## DATA SHOWN
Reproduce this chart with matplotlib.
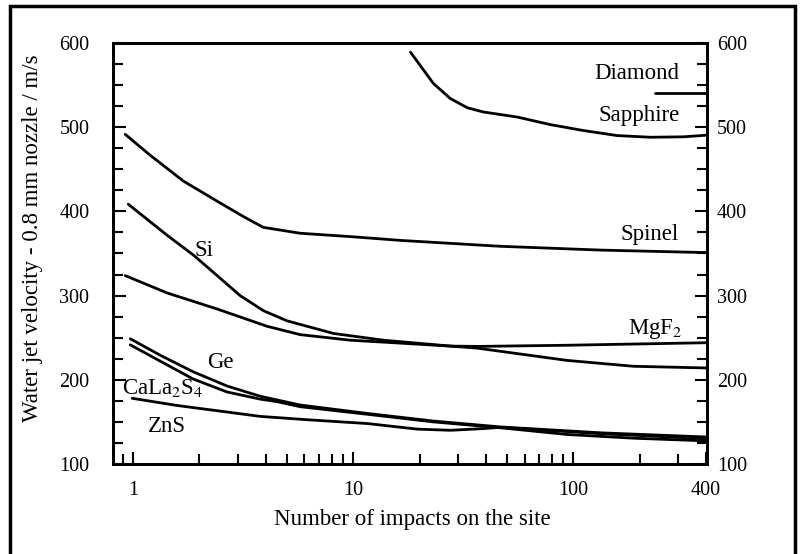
import numpy as np
import matplotlib
matplotlib.use('Agg')
import matplotlib.pyplot as plt
from matplotlib.ticker import MultipleLocator, FixedLocator, NullFormatter
from matplotlib.patches import Rectangle

plt.rcParams['font.family'] = ['Liberation Serif', 'DejaVu Serif']
plt.rcParams['mathtext.fontset'] = 'stix'

# values (impacts, velocity m/s)
sapphire_x = [18.2, 23.1, 27.6, 33.0, 39.0, 55.6, 78.6, 111, 158, 224, 316, 405]
sapphire_y = [589, 552, 534, 523, 518, 512, 503, 496, 490, 488, 488.5, 490.5]

diamond_x = [236, 405]
diamond_y = [540, 540]

spinel_x = [0.92, 1.19, 1.69, 2.41, 3.16, 3.90, 5.74, 9.69, 16.4, 46.6, 133, 405]
spinel_y = [491.5, 467, 436, 412, 394, 381, 374, 370, 365.5, 358.5, 354, 351]

si_x = [0.95, 1.42, 1.88, 2.40, 3.06, 3.91, 5.0, 8.13, 13.7, 27.6, 36.5, 93.6, 188, 405]
si_y = [408.5, 372, 348, 324, 300, 282, 270, 255, 247, 240, 237.6, 223, 216, 214]

mgf2_x = [0.92, 1.43, 2.41, 4.06, 5.74, 9.69, 27.6, 36.6, 94, 405]
mgf2_y = [323.7, 303, 284, 263.5, 253.6, 247, 240, 239.6, 241, 244]

ge_x = [0.97, 1.33, 1.87, 2.67, 3.78, 5.74, 11.6, 23.1, 46.6, 133, 405]
ge_y = [248.7, 229, 209.6, 192.6, 180.4, 170, 160, 151, 144, 137, 132]

cala_x = [0.97, 1.33, 1.87, 2.67, 3.78, 4.51, 5.74, 11.6, 23.1, 46.6, 94, 188, 405]
cala_y = [241.5, 222, 201, 185.5, 177, 174, 168, 159, 150, 143, 135, 130.6, 127.4]

zns_x = [0.99, 1.58, 2.67, 3.78, 6.38, 11.6, 19.5, 27.6, 39, 46.6, 133, 405]
zns_y = [178, 169.5, 161.7, 156.5, 152.3, 148, 141.4, 140, 142, 143.5, 136, 130]

curves = [(sapphire_x, sapphire_y), (diamond_x, diamond_y), (spinel_x, spinel_y),
          (si_x, si_y), (mgf2_x, mgf2_y), (ge_x, ge_y), (cala_x, cala_y),
          (zns_x, zns_y)]

fig = plt.figure(figsize=(8.05, 5.54), dpi=100)
ax = fig.add_axes([0.1404, 0.1625, 0.7379, 0.76])

for xs, ys in curves:
    ax.plot(xs, ys, color='black', lw=2.0, solid_capstyle='round',
            solid_joinstyle='round')

ax.set_xscale('log')
ax.set_xlim(0.81, 405)
ax.set_ylim(100, 600)

ax.xaxis.set_major_locator(FixedLocator([1, 10, 100, 400]))
ax.set_xticklabels(['1', '10', '100', '400'])
minor = [0.9] + list(range(2, 10)) + list(range(20, 100, 10)) + [200, 300]
ax.xaxis.set_minor_locator(FixedLocator(minor))
ax.xaxis.set_minor_formatter(NullFormatter())
ax.yaxis.set_major_locator(MultipleLocator(100))
ax.yaxis.set_minor_locator(MultipleLocator(25))

ax.tick_params(axis='both', which='both', direction='in', width=1.5, colors='black')
ax.tick_params(axis='both', which='major', length=9)
ax.tick_params(axis='both', which='minor', length=7)
ax.tick_params(axis='x', which='both', top=False, labelsize=14.5, pad=12)
ax.tick_params(axis='y', which='both', right=False, labelsize=14.5, pad=17)

ax2 = ax.twinx()
ax2.set_ylim(100, 600)
ax2.yaxis.set_major_locator(MultipleLocator(100))
ax2.yaxis.set_minor_locator(MultipleLocator(25))
ax2.tick_params(axis='y', which='both', direction='in', width=1.5, labelsize=14.5, pad=7)
ax2.tick_params(axis='y', which='major', length=9)
ax2.tick_params(axis='y', which='minor', length=7)

for a in (ax, ax2):
    for s in a.spines.values():
        s.set_linewidth(2)

fig.text(412 / 805, 1 - 520 / 554, 'Number of impacts on the site',
         fontsize=16.5, ha='center', va='center')
fig.text(33 / 805, 1 - 238 / 554, 'Water jet velocity - 0.8 mm nozzle / m/s',
         fontsize=16.5, ha='center', va='center', rotation=90)

fs = 16.5
ax.text(195, 564, 'Diamond', fontsize=fs, ha='center', va='center')
ax.text(199.5, 514, 'Sapphire', fontsize=fs, ha='center', va='center')
ax.text(221, 372, 'Spinel', fontsize=fs, ha='center', va='center')
ax.text(236, 260, 'MgF$_2$', fontsize=fs, ha='center', va='center')
ax.text(2.10, 353, 'Si', fontsize=fs, ha='center', va='center')
ax.text(2.49, 221, 'Ge', fontsize=fs, ha='center', va='center')
ax.text(0.89, 190, 'CaLa$_2$S$_4$', fontsize=fs, ha='left', va='center')
ax.text(1.43, 144.5, 'ZnS', fontsize=fs, ha='center', va='center')

# outer frame of the scanned figure
fig.add_artist(Rectangle((10 / 805, -0.05), 785 / 805, 1.05 - 6 / 554,
                         transform=fig.transFigure, fill=False, lw=2.5,
                         ec='black', clip_on=False))

plt.savefig('out.png', dpi=100)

## EXERCISE OBJECTIVE
Report how many lines in the listing include the word "matplotlib". Give nothing but the count.

## EXERCISE ANSWER
6